Vassilev, identified in court documents as B.P., was charged with stealing 205 million Bulgarian lev ($114 million) from the bank in 2017. An investigation was launched in 2014, following media reports about his allegedly shady business dealings.

As part of the investigation, the Bulgarian government found that both Vassilev and members of his families had assets that the government deemed suspicious. It initiated civil proceedings at the Sofia City Court to freeze or confiscate them.

Corporate Commercial Bank, then Bulgaria’s fourth largest bank, collapsed in 2014 after customers panicked by media reports of Vassilev’s alleged misbehavior rushed to withdraw their assets. The collapse triggered a national banking crisis. The Bulgarian government would eventually spend 2 billion Bulgarian lev ($1.39 billion) bailing out depositors.
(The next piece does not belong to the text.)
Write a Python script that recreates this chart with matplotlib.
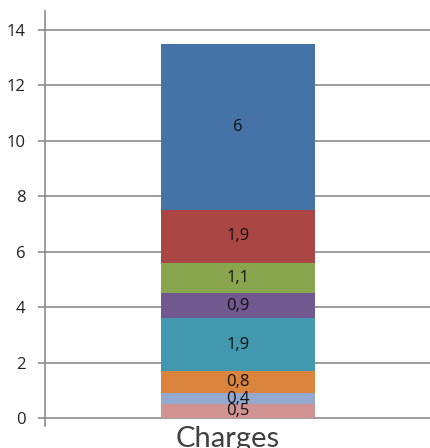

The local court was unclear whether, under the European Union Framework on Confiscation of Crime-Related Proceeds, it was allowed to order the confiscation of assets from people charged with civil offenses or from people whose criminal charges were still pending. The framework establishes minimum rules for the confiscation of crime-related proceeds for all 27 member states of the political and economic union.

The Luxembourg-based court found that the framework “does not therefore govern the confiscation of instrumentalities and proceeds ordered in the context of or following proceedings that do not concern the finding of one or more criminal offences.”

Vassilev denies that he did anything illegal.

“Corpbank fell victim to the greediness of the Bulgarian political mafia which controls most state institutions behind the curtain,” he told Forbes in 2015.

He left Bulgaria for Serbia, where he now lives. Serbia denied an extradition request in 2015, though the proceedings in Bulgaria are ongoing.

The Court of Justice ruling is final and cannot be appealed.